Едва Пьер прилег головой на подушку, как он почувствовал, что засыпает; но вдруг с ясностью почти действительности послышались бум, бум, бум выстрелов, послышались стоны, крики, шлепанье снарядов, запахло кровью и порохом, и чувство ужаса, страха смерти охватило его. Он испуганно открыл глаза и поднял голову из под шинели. Все было тихо на дворе. Только в воротах, разговаривая с дворником и шлепая по грязи, шел какой то денщик. Над головой Пьера, под темной изнанкой тесового навеса, встрепенулись голубки от движения, которое он сделал, приподнимаясь. По всему двору был разлит мирный, радостный для Пьера в эту минуту, крепкий запах постоялого двора, запах сена, навоза и дегтя. Между двумя черными навесами виднелось чистое звездное небо.
«Слава богу, что этого нет больше, – подумал Пьер, опять закрываясь с головой. – О, как ужасен страх и как позорно я отдался ему! А они… они все время, до конца были тверды, спокойны… – подумал он. Они в понятии Пьера были солдаты – те, которые были на батарее, и те, которые кормили его, и те, которые молились на икону. Они – эти странные, неведомые ему доселе они, ясно и резко отделялись в его мысли от всех других людей.
«Солдатом быть, просто солдатом! – думал Пьер, засыпая. – Войти в эту общую жизнь всем существом, проникнуться тем, что делает их такими. Но как скинуть с себя все это лишнее, дьявольское, все бремя этого внешнего человека? Одно время я мог быть этим. Я мог бежать от отца, как я хотел. Я мог еще после дуэли с Долоховым быть послан солдатом». И в воображении Пьера мелькнул обед в клубе, на котором он вызвал Долохова, и благодетель в Торжке. И вот Пьеру представляется торжественная столовая ложа. Ложа эта происходит в Английском клубе. И кто то знакомый, близкий, дорогой, сидит в конце стола. Да это он! Это благодетель. «Да ведь он умер? – подумал Пьер. – Да, умер; но я не знал, что он жив. И как мне жаль, что он умер, и как я рад, что он жив опять!» С одной стороны стола сидели Анатоль, Долохов, Несвицкий, Денисов и другие такие же (категория этих людей так же ясно была во сне определена в душе Пьера, как и категория тех людей, которых он называл они), и эти люди, Анатоль, Долохов громко кричали, пели; но из за их крика слышен был голос благодетеля, неумолкаемо говоривший, и звук его слов был так же значителен и непрерывен, как гул поля сраженья, но он был приятен и утешителен. Пьер не понимал того, что говорил благодетель, но он знал (категория мыслей так же ясна была во сне), что благодетель говорил о добре, о возможности быть тем, чем были они. И они со всех сторон, с своими простыми, добрыми, твердыми лицами, окружали благодетеля. Но они хотя и были добры, они не смотрели на Пьера, не знали его. Пьер захотел обратить на себя их внимание и сказать. Он привстал, но в то же мгновенье ноги его похолодели и обнажились.

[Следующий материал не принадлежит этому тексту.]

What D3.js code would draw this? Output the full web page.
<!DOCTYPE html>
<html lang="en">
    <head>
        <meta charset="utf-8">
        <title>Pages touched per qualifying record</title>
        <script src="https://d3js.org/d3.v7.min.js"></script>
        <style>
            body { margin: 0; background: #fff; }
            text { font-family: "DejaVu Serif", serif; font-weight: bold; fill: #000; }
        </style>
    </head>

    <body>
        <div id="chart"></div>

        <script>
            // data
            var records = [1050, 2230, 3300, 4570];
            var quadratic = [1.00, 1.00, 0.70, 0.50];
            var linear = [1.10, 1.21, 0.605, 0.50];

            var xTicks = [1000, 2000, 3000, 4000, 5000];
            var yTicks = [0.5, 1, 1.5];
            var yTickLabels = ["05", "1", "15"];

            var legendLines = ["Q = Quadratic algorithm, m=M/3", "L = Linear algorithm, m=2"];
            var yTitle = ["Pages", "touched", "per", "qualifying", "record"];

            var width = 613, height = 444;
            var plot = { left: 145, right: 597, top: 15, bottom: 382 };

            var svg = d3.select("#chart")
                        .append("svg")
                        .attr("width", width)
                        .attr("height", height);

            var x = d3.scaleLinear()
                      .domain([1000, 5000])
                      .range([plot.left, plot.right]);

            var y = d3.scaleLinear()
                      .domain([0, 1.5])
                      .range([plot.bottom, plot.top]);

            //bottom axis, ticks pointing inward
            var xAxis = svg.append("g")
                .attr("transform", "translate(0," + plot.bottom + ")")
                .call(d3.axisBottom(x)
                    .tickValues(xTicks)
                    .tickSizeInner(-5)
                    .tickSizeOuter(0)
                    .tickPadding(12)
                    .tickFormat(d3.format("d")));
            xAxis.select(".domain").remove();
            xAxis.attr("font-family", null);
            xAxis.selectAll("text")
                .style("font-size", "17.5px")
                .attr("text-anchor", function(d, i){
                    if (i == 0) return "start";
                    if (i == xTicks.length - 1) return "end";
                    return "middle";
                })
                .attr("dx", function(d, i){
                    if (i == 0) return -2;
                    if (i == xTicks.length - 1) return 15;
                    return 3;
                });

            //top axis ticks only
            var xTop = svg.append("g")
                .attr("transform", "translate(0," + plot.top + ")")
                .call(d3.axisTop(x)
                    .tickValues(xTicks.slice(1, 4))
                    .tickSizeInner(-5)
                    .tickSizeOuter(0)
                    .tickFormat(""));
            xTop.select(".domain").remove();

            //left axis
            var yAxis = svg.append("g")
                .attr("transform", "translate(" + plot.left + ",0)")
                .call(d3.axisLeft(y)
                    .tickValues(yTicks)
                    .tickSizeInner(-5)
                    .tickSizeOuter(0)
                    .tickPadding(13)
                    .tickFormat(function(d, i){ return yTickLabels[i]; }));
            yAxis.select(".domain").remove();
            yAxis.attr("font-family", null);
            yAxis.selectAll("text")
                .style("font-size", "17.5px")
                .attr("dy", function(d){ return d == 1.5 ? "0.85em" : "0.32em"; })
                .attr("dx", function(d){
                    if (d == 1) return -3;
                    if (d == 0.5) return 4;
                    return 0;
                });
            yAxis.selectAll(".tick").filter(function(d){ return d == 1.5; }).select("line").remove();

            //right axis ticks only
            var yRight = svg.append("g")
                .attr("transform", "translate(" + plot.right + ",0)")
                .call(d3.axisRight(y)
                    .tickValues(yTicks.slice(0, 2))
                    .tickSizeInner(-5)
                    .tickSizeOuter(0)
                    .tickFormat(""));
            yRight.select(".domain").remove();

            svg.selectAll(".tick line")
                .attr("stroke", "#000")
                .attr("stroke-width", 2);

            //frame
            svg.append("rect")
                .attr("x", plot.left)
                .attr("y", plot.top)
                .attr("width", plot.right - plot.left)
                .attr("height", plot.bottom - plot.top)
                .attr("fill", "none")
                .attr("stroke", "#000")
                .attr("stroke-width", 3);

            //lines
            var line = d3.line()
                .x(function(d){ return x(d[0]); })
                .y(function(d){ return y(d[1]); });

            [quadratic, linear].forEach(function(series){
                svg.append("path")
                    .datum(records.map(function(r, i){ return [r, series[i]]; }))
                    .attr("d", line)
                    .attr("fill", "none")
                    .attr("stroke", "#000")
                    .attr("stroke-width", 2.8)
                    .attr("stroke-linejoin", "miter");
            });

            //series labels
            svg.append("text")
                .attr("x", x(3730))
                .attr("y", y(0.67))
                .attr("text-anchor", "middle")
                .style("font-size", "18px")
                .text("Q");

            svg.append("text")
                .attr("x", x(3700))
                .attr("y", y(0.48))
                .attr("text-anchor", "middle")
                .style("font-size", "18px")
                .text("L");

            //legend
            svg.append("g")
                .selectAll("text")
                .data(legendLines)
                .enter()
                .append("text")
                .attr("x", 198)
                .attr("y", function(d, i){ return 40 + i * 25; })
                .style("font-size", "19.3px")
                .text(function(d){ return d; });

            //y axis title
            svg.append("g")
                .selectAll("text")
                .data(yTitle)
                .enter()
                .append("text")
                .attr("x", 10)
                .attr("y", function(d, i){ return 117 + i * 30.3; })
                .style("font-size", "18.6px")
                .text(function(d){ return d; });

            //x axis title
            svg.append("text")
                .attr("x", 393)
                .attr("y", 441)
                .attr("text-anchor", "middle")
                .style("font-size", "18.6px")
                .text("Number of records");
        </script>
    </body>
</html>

Ему стало стыдно, и он рукой закрыл свои ноги, с которых действительно свалилась шинель. На мгновение Пьер, поправляя шинель, открыл глаза и увидал те же навесы, столбы, двор, но все это было теперь синевато, светло и подернуто блестками росы или мороза.

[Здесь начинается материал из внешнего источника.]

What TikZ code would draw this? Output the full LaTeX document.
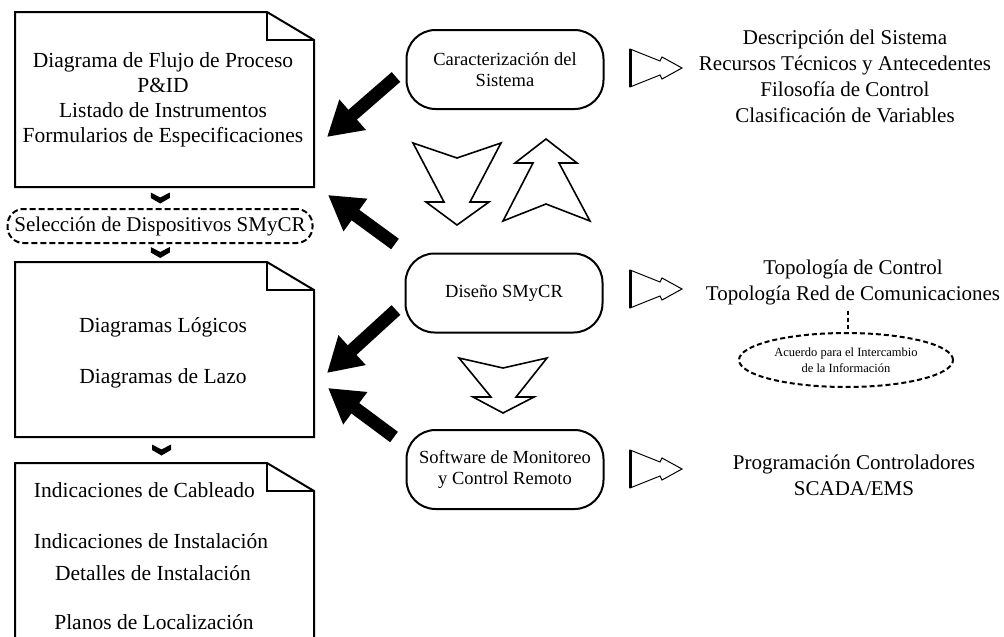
\documentclass[tikz,border=0pt]{standalone}
\usepackage{fontspec}
\setmainfont{Liberation Serif}
\usetikzlibrary{arrows.meta,calc,shapes.geometric}

% folded-corner document outline around an empty node
\newcommand\foldoutline[1]{%
  \draw[docline] (#1.south west) -- (#1.north west) -- ([xshift=-47pt]#1.north east)
    -- ([yshift=-28pt]#1.north east) -- (#1.south east) -- cycle;
  \draw[docline] ([xshift=-47pt]#1.north east) -- ([xshift=-47pt,yshift=-28pt]#1.north east)
    -- ([yshift=-28pt]#1.north east);}
% same outline, open at the bottom
\newcommand\foldoutlineopen[1]{%
  \draw[docline] (#1.south west) -- (#1.north west) -- ([xshift=-47pt]#1.north east)
    -- ([yshift=-28pt]#1.north east) -- (#1.south east);
  \draw[docline] ([xshift=-47pt]#1.north east) -- ([xshift=-47pt,yshift=-28pt]#1.north east)
    -- ([yshift=-28pt]#1.north east);}

\begin{document}
\begin{tikzpicture}[x=1pt,y=-1pt,
  every node/.style={inner sep=0pt, outer sep=0pt},
  docbox/.style={minimum width=299pt, minimum height=175pt},
  docline/.style={line width=2pt, line join=miter},
  doctext/.style={align=center, font=\fontsize{21.5}{25}\selectfont},
  stage/.style={draw, line width=2pt, rounded corners=29pt, minimum width=197pt,
    minimum height=79pt, align=center, font=\fontsize{18.5}{21}\selectfont},
  outtext/.style={align=center, font=\fontsize{21}{26}\selectfont},
  blk/.style={line width=13pt, -{Triangle[length=34pt,width=38pt]}},
  hollow/.style={draw, fill=white, line width=1.6pt, line join=miter},
  chev/.pic={\fill (-9.5,-5.5) -- (0,-0.5) -- (9.5,-5.5) -- (9.5,0) -- (0,5.5) -- (-9.5,0) -- cycle;},
  pointer/.pic={\draw[line width=1pt, line join=miter] (0,-19) -- (30,-7) -- (32,-11) -- (52,0)
      -- (32,11) -- (30,7) -- (0,19) -- cycle;
    \draw[line width=2.6pt] (0.5,-19) -- (0.5,19);}
]
\useasboundingbox (0,0) rectangle (1004,637);

% ---- left column: documents ----
\node[docbox] (d1) at (164.5,99.5) {};
\foldoutline{d1}
\node[doctext] (t1) at (163,99.5) {Diagrama de Flujo de Proceso\\P\&ID\\Listado de Instrumentos\\Formularios de Especificaciones};

\node[draw, line width=2pt, dash pattern=on 6pt off 3pt, rounded corners=16pt,
  minimum width=305pt, minimum height=34pt, font=\fontsize{21}{25}\selectfont] (sel) at (160,226)
  {Selección de Dispositivos SMyCR};

\node[docbox] (d2) at (164.5,349.5) {};
\foldoutline{d2}
\node[doctext] (t2) at (163,352.5) {Diagramas Lógicos\\[26pt]Diagramas de Lazo};

\node[docbox, minimum height=174pt] (d3) at (164.5,550) {};
\foldoutlineopen{d3}
\node[doctext, anchor=west] (t3a) at (34,490) {Indicaciones de Cableado};
\node[doctext, anchor=west] (t3b) at (34,541) {Indicaciones de Instalación};
\node[doctext] (t3c) at (153,573) {Detalles de Instalación};
\node[doctext] (t3d) at (154,622) {Planos de Localización};

% small chevrons between documents
\pic at ($(d1.south)!0.5!(sel.north)+(-2,0)$) {chev};
\pic at ($(sel.south)!0.5!(d2.north)+(-2,0)$) {chev};
\pic at ($(d2.south)!0.5!(d3.north)+(-3,0)$) {chev};

% ---- centre column: stages ----
\node[stage] (cA) at (505,69.5) {Caracterización del\\Sistema};
\node[stage] (cB) at (504,293) {Diseño SMyCR};
\node[stage] (cC) at (505,469.5) {Software de Monitoreo\\y Control Remoto};

% hollow arrows between stages
\path[hollow] (413,143) -- (457,158) -- (501,143) -- (470,202) -- (489,202) -- (457,225)
  -- (426,202) -- (444,202) -- cycle;
\path[hollow] (546,139) -- (577,163) -- (559,163) -- (590,221) -- (546,204) -- (503,221)
  -- (533,163) -- (515,163) -- cycle;
\path[hollow] (459,358) -- (503,368) -- (547,358) -- (516,397) -- (534,397) -- (503,413)
  -- (473,397) -- (491,397) -- cycle;

% black arrows from stages to documents
\draw[blk] ([shift={(-10.5,7.5)}]cA.west) -- ([shift={(13,37.5)}]d1.east);
\draw[blk] ([shift={(-10.5,-9.5)}]cB.north west) -- ([shift={(14,8)}]d1.south east);
\draw[blk] ([shift={(-9.5,17)}]cB.west) -- ([shift={(13,23.5)}]d2.east);
\draw[blk] ([shift={(-12.5,7)}]cC.north west) -- ([shift={(14,38.5)}]d2.east);

% ---- right column: outputs ----
\pic at ($(cA.east)+(26.5,-1.5)$) {pointer};
\pic at ($(cB.east)+(27.5,-4)$) {pointer};
\pic at ($(cC.east)+(26.5,-0.5)$) {pointer};

\node[outtext] (r1) at (845,76) {Descripción del Sistema\\Recursos Técnicos y Antecedentes\\Filosofía de Control\\Clasificación de Variables};
\node[outtext] (r2) at (853,282) {Topología de Control\\Topología Red de Comunicaciones};
\node[outtext] (r3) at (854,475) {Programación Controladores\\SCADA/EMS};

\node[ellipse, draw, line width=2pt, dash pattern=on 5pt off 3pt, minimum width=214pt,
  minimum height=54pt, align=center, font=\fontsize{12.5}{16}\selectfont] (acu) at (846,360)
  {Acuerdo para el Intercambio\\de la Información};
\draw[line width=2.5pt, dash pattern=on 4pt off 3pt] ($(acu.north |- r2.south)+(2,6)$) -- ($(acu.north)+(2,-3)$);
\end{tikzpicture}
\end{document}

«Рассветает, – подумал Пьер. – Но это не то. Мне надо дослушать и понять слова благодетеля». Он опять укрылся шинелью, но ни столовой ложи, ни благодетеля уже не было. Были только мысли, ясно выражаемые словами, мысли, которые кто то говорил или сам передумывал Пьер.
Пьер, вспоминая потом эти мысли, несмотря на то, что они были вызваны впечатлениями этого дня, был убежден, что кто то вне его говорил их ему. Никогда, как ему казалось, он наяву не был в состоянии так думать и выражать свои мысли.